David Casteel (CC BY-NC-ND 2.0)

In 2014, about 10,000 Manitowoc County residents worked in manufacturing, according to a Wisconsin DWD profile. More than 5,000 county residents worked in agriculture that year, noted a UW-Extension fact sheet. Meanwhile, the DWD predicted manufacturing will grow slightly faster in Manitowoc County than it does in Wisconsin overall between 2012 and 2022, which may help to explain why the area may be a bit more resilient than Price and Buffalo counties.

Then again, those DWD projections were released before Manitowoc Crane announced that it would leave the county for Pennsylvania, taking more than 500 jobs with it. That accounts for about 5 percent of the county’s manufacturing jobs, and it highlights how much influence one company’s decision can have in areas dependent on the sector.
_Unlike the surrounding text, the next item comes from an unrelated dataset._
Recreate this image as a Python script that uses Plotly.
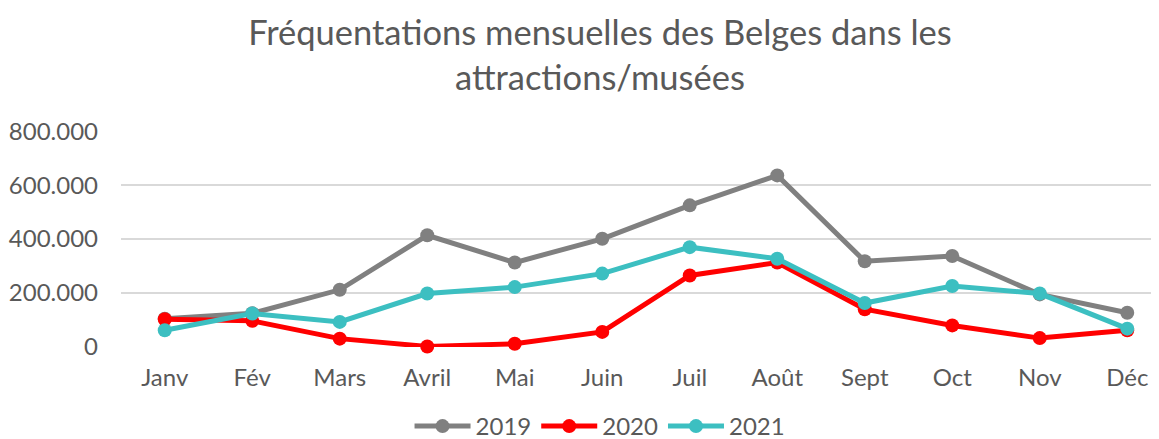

The demographic changes at work in Price, Buffalo, and Manitowoc counties illustrate some of the challenges rural areas face, but even urban and urbanizing areas in Wisconsin face some of the same issues. The primary demographic common thread across the state is aging. As stated in the APL report: “Whereas nearly half of the counties had fewer than 15 percent of their populations age 65 and over in 2010, and none had greater than 30 percent (the highest being 26 percent), by 2040 no county will have fewer than 15 percent of its population being elderly, and one-third will have elderly populations greater than 30 percent.”

Dramatic as these numbers may seem, Egan-Robertson pointed out that the news isn’t all bad for rural Wisconsin. The state’s population as a whole is relatively steady, currently not subject to huge spikes or sudden losses. Compared to other parts of the Midwest, rural areas in Wisconsin also tend to be a bit more economically diversified and therefore more resilient.

“Wisconsin does have some advantage in that there’s a lot of small manufacturing around in a lot of rural counties, which is holding on OK, and in some places it’s declining,” he said. “When you look in western Minnesota or the eastern Dakotas, you do have just this long pattern of people exiting, particularly in counties that are very agriculture-dependent.”